The final two musicals I saw that year in New York were both products of the creative artistry of Tommy Tune. I've been a fan of Tune's since he was a young performer, winning his first Tony for a supporting turn in the musical Seesaw. I remember that his acceptance speech was quite moving, as he emphatically proclaimed that audiences could always be inspired to come to the theatre because it is "ALIVE."


By 1991, Tune's career had shifted from performing to directing and choreographing. The Will Rogers Follies was really an old-style vaudeville show, with the various acts surrounding a plot concerning the home life and career of Will Rogers (the show was subtitled: A Life in Revue). Gregory Peck's voice was piped in every night as Florenz Ziegfeld, and up-and-coming stars Cady Huffman and Dee Hoty played the women in Rogers's life.

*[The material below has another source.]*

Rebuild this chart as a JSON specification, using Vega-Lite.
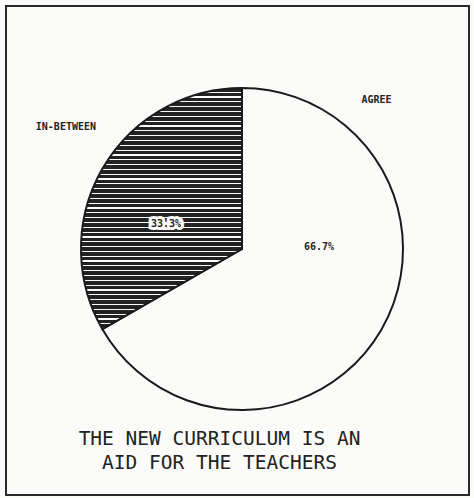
{
  "$schema": "https://vega.github.io/schema/vega-lite/v6.json",
  "width": 474,
  "height": 498,
  "autosize": {"type": "fit", "contains": "padding"},
  "padding": {"left": 5, "top": 5, "right": 4, "bottom": 2},
  "background": "#fbfbf9",
  "data": {
    "values": [
      {"answer": "AGREE", "percent": 66.7, "label": "66.7%", "order": 1},
      {"answer": "IN-BETWEEN", "percent": 33.3, "label": "33.3%", "order": 2}
    ]
  },
  "layer": [
    {
      "data": {"values": [{"frame": 1}]},
      "mark": {"type": "rect", "fill": null, "stroke": "#2a2a2a", "strokeWidth": 2},
      "encoding": {
        "x": {"value": 0},
        "x2": {"value": "width"},
        "y": {"value": 0},
        "y2": {"value": "height"}
      }
    },
    {
      "data": {"values": [{"title": "THE NEW CURRICULUM IS AN|AID FOR THE TEACHERS"}]},
      "mark": {"type": "text", "lineBreak": "|", "baseline": "top", "align": "center", "dx": -18, "dy": -65, "lineHeight": 24, "font": "DejaVu Sans Mono", "fontSize": 19.5, "fill": "#222"},
      "encoding": {
        "y": {"value": "height"},
        "text": {"field": "title"}
      }
    },
    {
      "mark": {"type": "arc", "outerRadius": 161, "stroke": "#1a1a1a", "strokeWidth": 2, "xOffset": 4.5, "yOffset": -1.5},
      "encoding": {
        "theta": {"field": "percent", "type": "quantitative", "stack": true},
        "order": {"field": "order", "type": "quantitative"},
        "fill": {
          "condition": {
            "test": "datum.answer === 'IN-BETWEEN'",
            "value": {
              "gradient": "linear", "x1": 0, "y1": 0, "x2": 0, "y2": 1,
              "stops": [
                {"offset": 0, "color": "#222"},{"offset": 0.015, "color": "#222"},{"offset": 0.015, "color": "#fbfbf9"},
                {"offset": 0.02, "color": "#fbfbf9"},{"offset": 0.02, "color": "#222"},{"offset": 0.035, "color": "#222"},{"offset": 0.035, "color": "#fbfbf9"},
                {"offset": 0.04, "color": "#fbfbf9"},{"offset": 0.04, "color": "#222"},{"offset": 0.055, "color": "#222"},{"offset": 0.055, "color": "#fbfbf9"},
                {"offset": 0.06, "color": "#fbfbf9"},{"offset": 0.06, "color": "#222"},{"offset": 0.075, "color": "#222"},{"offset": 0.075, "color": "#fbfbf9"},
                {"offset": 0.08, "color": "#fbfbf9"},{"offset": 0.08, "color": "#222"},{"offset": 0.095, "color": "#222"},{"offset": 0.095, "color": "#fbfbf9"},
                {"offset": 0.10, "color": "#fbfbf9"},{"offset": 0.10, "color": "#222"},{"offset": 0.115, "color": "#222"},{"offset": 0.115, "color": "#fbfbf9"},
                {"offset": 0.12, "color": "#fbfbf9"},{"offset": 0.12, "color": "#222"},{"offset": 0.135, "color": "#222"},{"offset": 0.135, "color": "#fbfbf9"},
                {"offset": 0.14, "color": "#fbfbf9"},{"offset": 0.14, "color": "#222"},{"offset": 0.155, "color": "#222"},{"offset": 0.155, "color": "#fbfbf9"},
                {"offset": 0.16, "color": "#fbfbf9"},{"offset": 0.16, "color": "#222"},{"offset": 0.175, "color": "#222"},{"offset": 0.175, "color": "#fbfbf9"},
                {"offset": 0.18, "color": "#fbfbf9"},{"offset": 0.18, "color": "#222"},{"offset": 0.195, "color": "#222"},{"offset": 0.195, "color": "#fbfbf9"},
                {"offset": 0.20, "color": "#fbfbf9"},{"offset": 0.20, "color": "#222"},{"offset": 0.215, "color": "#222"},{"offset": 0.215, "color": "#fbfbf9"},
                {"offset": 0.22, "color": "#fbfbf9"},{"offset": 0.22, "color": "#222"},{"offset": 0.235, "color": "#222"},{"offset": 0.235, "color": "#fbfbf9"},
                {"offset": 0.24, "color": "#fbfbf9"},{"offset": 0.24, "color": "#222"},{"offset": 0.255, "color": "#222"},{"offset": 0.255, "color": "#fbfbf9"},
                {"offset": 0.26, "color": "#fbfbf9"},{"offset": 0.26, "color": "#222"},{"offset": 0.275, "color": "#222"},{"offset": 0.275, "color": "#fbfbf9"},
                {"offset": 0.28, "color": "#fbfbf9"},{"offset": 0.28, "color": "#222"},{"offset": 0.295, "color": "#222"},{"offset": 0.295, "color": "#fbfbf9"},
                {"offset": 0.30, "color": "#fbfbf9"},{"offset": 0.30, "color": "#222"},{"offset": 0.315, "color": "#222"},{"offset": 0.315, "color": "#fbfbf9"},
                {"offset": 0.32, "color": "#fbfbf9"},{"offset": 0.32, "color": "#222"},{"offset": 0.335, "color": "#222"},{"offset": 0.335, "color": "#fbfbf9"},
                {"offset": 0.34, "color": "#fbfbf9"},{"offset": 0.34, "color": "#222"},{"offset": 0.355, "color": "#222"},{"offset": 0.355, "color": "#fbfbf9"},
                {"offset": 0.36, "color": "#fbfbf9"},{"offset": 0.36, "color": "#222"},{"offset": 0.375, "color": "#222"},{"offset": 0.375, "color": "#fbfbf9"},
                {"offset": 0.38, "color": "#fbfbf9"},{"offset": 0.38, "color": "#222"},{"offset": 0.395, "color": "#222"},{"offset": 0.395, "color": "#fbfbf9"},
                {"offset": 0.40, "color": "#fbfbf9"},{"offset": 0.40, "color": "#222"},{"offset": 0.415, "color": "#222"},{"offset": 0.415, "color": "#fbfbf9"},
                {"offset": 0.42, "color": "#fbfbf9"},{"offset": 0.42, "color": "#222"},{"offset": 0.435, "color": "#222"},{"offset": 0.435, "color": "#fbfbf9"},
                {"offset": 0.44, "color": "#fbfbf9"},{"offset": 0.44, "color": "#222"},{"offset": 0.455, "color": "#222"},{"offset": 0.455, "color": "#fbfbf9"},
                {"offset": 0.46, "color": "#fbfbf9"},{"offset": 0.46, "color": "#222"},{"offset": 0.475, "color": "#222"},{"offset": 0.475, "color": "#fbfbf9"},
                {"offset": 0.48, "color": "#fbfbf9"},{"offset": 0.48, "color": "#222"},{"offset": 0.495, "color": "#222"},{"offset": 0.495, "color": "#fbfbf9"},
                {"offset": 0.50, "color": "#fbfbf9"},{"offset": 0.50, "color": "#222"},{"offset": 0.515, "color": "#222"},{"offset": 0.515, "color": "#fbfbf9"},
                {"offset": 0.52, "color": "#fbfbf9"},{"offset": 0.52, "color": "#222"},{"offset": 0.535, "color": "#222"},{"offset": 0.535, "color": "#fbfbf9"},
                {"offset": 0.54, "color": "#fbfbf9"},{"offset": 0.54, "color": "#222"},{"offset": 0.555, "color": "#222"},{"offset": 0.555, "color": "#fbfbf9"},
                {"offset": 0.56, "color": "#fbfbf9"},{"offset": 0.56, "color": "#222"},{"offset": 0.575, "color": "#222"},{"offset": 0.575, "color": "#fbfbf9"},
                {"offset": 0.58, "color": "#fbfbf9"},{"offset": 0.58, "color": "#222"},{"offset": 0.595, "color": "#222"},{"offset": 0.595, "color": "#fbfbf9"},
                {"offset": 0.60, "color": "#fbfbf9"},{"offset": 0.60, "color": "#222"},{"offset": 0.615, "color": "#222"},{"offset": 0.615, "color": "#fbfbf9"},
                {"offset": 0.62, "color": "#fbfbf9"},{"offset": 0.62, "color": "#222"},{"offset": 0.635, "color": "#222"},{"offset": 0.635, "color": "#fbfbf9"},
                {"offset": 0.64, "color": "#fbfbf9"},{"offset": 0.64, "color": "#222"},{"offset": 0.655, "color": "#222"},{"offset": 0.655, "color": "#fbfbf9"},
                {"offset": 0.66, "color": "#fbfbf9"},{"offset": 0.66, "color": "#222"},{"offset": 0.675, "color": "#222"},{"offset": 0.675, "color": "#fbfbf9"},
                {"offset": 0.68, "color": "#fbfbf9"},{"offset": 0.68, "color": "#222"},{"offset": 0.695, "color": "#222"},{"offset": 0.695, "color": "#fbfbf9"},
                {"offset": 0.70, "color": "#fbfbf9"},{"offset": 0.70, "color": "#222"},{"offset": 0.715, "color": "#222"},{"offset": 0.715, "color": "#fbfbf9"},
                {"offset": 0.72, "color": "#fbfbf9"},{"offset": 0.72, "color": "#222"},{"offset": 0.735, "color": "#222"},{"offset": 0.735, "color": "#fbfbf9"},
                {"offset": 0.74, "color": "#fbfbf9"},{"offset": 0.74, "color": "#222"},{"offset": 0.755, "color": "#222"},{"offset": 0.755, "color": "#fbfbf9"},
                {"offset": 0.76, "color": "#fbfbf9"},{"offset": 0.76, "color": "#222"},{"offset": 0.775, "color": "#222"},{"offset": 0.775, "color": "#fbfbf9"},
                {"offset": 0.78, "color": "#fbfbf9"},{"offset": 0.78, "color": "#222"},{"offset": 0.795, "color": "#222"},{"offset": 0.795, "color": "#fbfbf9"},
                {"offset": 0.80, "color": "#fbfbf9"},{"offset": 0.80, "color": "#222"},{"offset": 0.815, "color": "#222"},{"offset": 0.815, "color": "#fbfbf9"},
                {"offset": 0.82, "color": "#fbfbf9"},{"offset": 0.82, "color": "#222"},{"offset": 0.835, "color": "#222"},{"offset": 0.835, "color": "#fbfbf9"},
                {"offset": 0.84, "color": "#fbfbf9"},{"offset": 0.84, "color": "#222"},{"offset": 0.855, "color": "#222"},{"offset": 0.855, "color": "#fbfbf9"},
                {"offset": 0.86, "color": "#fbfbf9"},{"offset": 0.86, "color": "#222"},{"offset": 0.875, "color": "#222"},{"offset": 0.875, "color": "#fbfbf9"},
                {"offset": 0.88, "color": "#fbfbf9"},{"offset": 0.88, "color": "#222"},{"offset": 0.895, "color": "#222"},{"offset": 0.895, "color": "#fbfbf9"},
                {"offset": 0.90, "color": "#fbfbf9"},{"offset": 0.90, "color": "#222"},{"offset": 0.915, "color": "#222"},{"offset": 0.915, "color": "#fbfbf9"},
                {"offset": 0.92, "color": "#fbfbf9"},{"offset": 0.92, "color": "#222"},{"offset": 0.935, "color": "#222"},{"offset": 0.935, "color": "#fbfbf9"},
                {"offset": 0.94, "color": "#fbfbf9"},{"offset": 0.94, "color": "#222"},{"offset": 0.955, "color": "#222"},{"offset": 0.955, "color": "#fbfbf9"},
                {"offset": 0.96, "color": "#fbfbf9"},{"offset": 0.96, "color": "#222"},{"offset": 0.975, "color": "#222"},{"offset": 0.975, "color": "#fbfbf9"},
                {"offset": 0.98, "color": "#fbfbf9"},{"offset": 0.98, "color": "#222"},{"offset": 0.995, "color": "#222"},{"offset": 0.995, "color": "#fbfbf9"},
                {"offset": 1, "color": "#fbfbf9"}
              ]
            }
          },
          "value": "#fbfbf9"
        }
      }
    },
    {
      "mark": {"type": "text", "radius": 215, "xOffset": 4.5, "yOffset": -1.5, "dx": 10, "dy": -14.5, "font": "DejaVu Sans Mono", "fontWeight": "bold", "fontSize": 10, "fill": "#222"},
      "encoding": {
        "theta": {"field": "percent", "type": "quantitative", "stack": true},
        "order": {"field": "order", "type": "quantitative"},
        "text": {"condition": {"test": "datum.answer === 'IN-BETWEEN'", "field": "answer"}, "value": ""}
      }
    },
    {
      "mark": {"type": "text", "theta": 0.733, "radius": 201, "xOffset": 4.5, "yOffset": -1.5, "font": "DejaVu Sans Mono", "fontWeight": "bold", "fontSize": 10, "fill": "#222"},
      "encoding": {
        "text": {"condition": {"test": "datum.answer === 'AGREE'", "field": "answer"}, "value": ""}
      }
    },
    {
      "mark": {"type": "text", "radius": 79, "xOffset": 4.5, "yOffset": -1.5, "dx": -7.6, "dy": 14.5, "font": "DejaVu Sans Mono", "fontWeight": "bold", "fontSize": 10, "fill": "#fbfbf9", "stroke": "#fbfbf9", "strokeWidth": 6},
      "encoding": {
        "theta": {"field": "percent", "type": "quantitative", "stack": true},
        "order": {"field": "order", "type": "quantitative"},
        "text": {"condition": {"test": "datum.answer === 'IN-BETWEEN'", "field": "label"}, "value": ""}
      }
    },
    {
      "mark": {"type": "text", "radius": 79, "xOffset": 4.5, "yOffset": -1.5, "dx": -7.6, "dy": 14.5, "font": "DejaVu Sans Mono", "fontWeight": "bold", "fontSize": 10, "fill": "#222"},
      "encoding": {
        "theta": {"field": "percent", "type": "quantitative", "stack": true},
        "order": {"field": "order", "type": "quantitative"},
        "text": {"condition": {"test": "datum.answer === 'IN-BETWEEN'", "field": "label"}, "value": ""}
      }
    },
    {
      "mark": {"type": "text", "theta": 1.545, "radius": 77, "xOffset": 4.5, "yOffset": -1.5, "font": "DejaVu Sans Mono", "fontWeight": "bold", "fontSize": 10, "fill": "#222"},
      "encoding": {
        "text": {"condition": {"test": "datum.answer === 'AGREE'", "field": "label"}, "value": ""}
      }
    }
  ],
  "config": {
    "view": {"stroke": null}
  }
}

Film star Keith Carradine, the least creepy of the Carradine clan, was an ingratiating presence as Will, and my program tells me something I either never knew, or have forgotten: actress Martha Plimpton is Carradine's illegitimate daughter. How fun is that?

Despite the star power onstage and in the sound booth, the undisputed star of Will Rogers Follies was its director / choreographer. The show is the thinnest imaginable, but Tune was able to turn each and every number into a memorable moment. He stopped the show in the middle of Act Two with "Favorite Son," which had the entire chorus sitting side by side with Will, banging tambourines, switching hats, and tapping legs.



(that's Carradine's replacement, Larry Gatlin, above)

What Tommy Tune did with tambourines and hats in Will Rogers Follies, he did with chairs in Grand Hotel. The show had been running quite a while when I caught up with it (none of the original stars were in it at this point; I saw former Duke of Hazzard John Schneider, of all people), and the darkness of the plot, and the bleakness of the music, should have turned me off. But Tune created something truly wonderful out of this episodic tale of the inhabitants of a Berlin hotel in the midst of the Depression. The scenic design consisted of not much more than a huge revolving door, and all those chairs, which the actors rearranged in various positions to signify various locales. Doesn't sound like much, but this was one of the most visually exciting musicals I have ever seen. And those chairs did everything but tapdance...

My 1991 trip to New York was to be the last one I took for the express purpose of theatre-going. I have visited the city many, many times since, and have caught more than a few later Broadway shows, but the trip was always in conjunction with an audition, or a visit to a friend, or what have you. Those years, during which I would see 6, 7, 8, or more shows in a single week, are long gone. Who can afford that now?